The Western Massachusetts Regional Library System (WMRLS), was a collaborative that was supported by the state of Massachusetts, that provided leadership and services to foster cooperation, communication, and sharing among member libraries of all types. WMRLS assisted member libraries in promoting access to services.  It ceased operations on June 30, 2010 as part of a statewide merger of regional library services into a single entity (Massachusetts Library System, or MLS).  WMRLS existed in a state of dormancy from 2010-2017.  The WMRLS corporation was dissolved in 2017.

Membership in WMRLS was open to any library within western Massachusetts that met the basic requirements set by the Massachusetts Board of Library Commissioners (MBLC). There was no charge for membership.

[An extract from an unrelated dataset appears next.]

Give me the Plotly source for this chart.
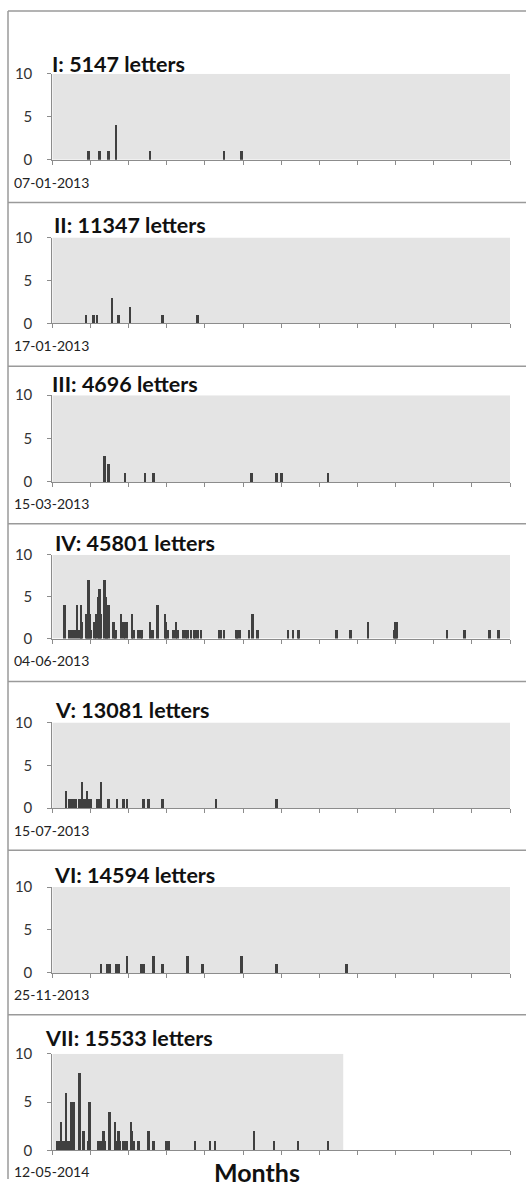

WMRLS was governed by a Council of Members representing the Region's member libraries. The annual operating budget and Plan of Service were approved by the Council of Members and the Massachusetts Board of Library Commissioners.

There were six regional library systems in Massachusetts. All were administered by the MBLC.  When the other regional entities voted to merge to form the Massachusetts Library System in 2010, WMRLS went into dormancy.

Proposals to cut funding for WMRLS as of July 1, 2010 were reported on in the Greenfield Recorder.

History
Regional library service in Massachusetts began in 1940 when three Regional Library Centers were established.  One in Pittsfield served 37 towns in rural Berkshire County; one in Greenfield served 37 towns in rural Franklin and Hampshire Counties; and one in Fall River served 18 towns in southeastern Massachusetts.  The Centers were administered by the state Division of Library Extension and funded for the first two years with money from the Works Progress Administration (WPA).  The state assumed funding responsibility in 1942.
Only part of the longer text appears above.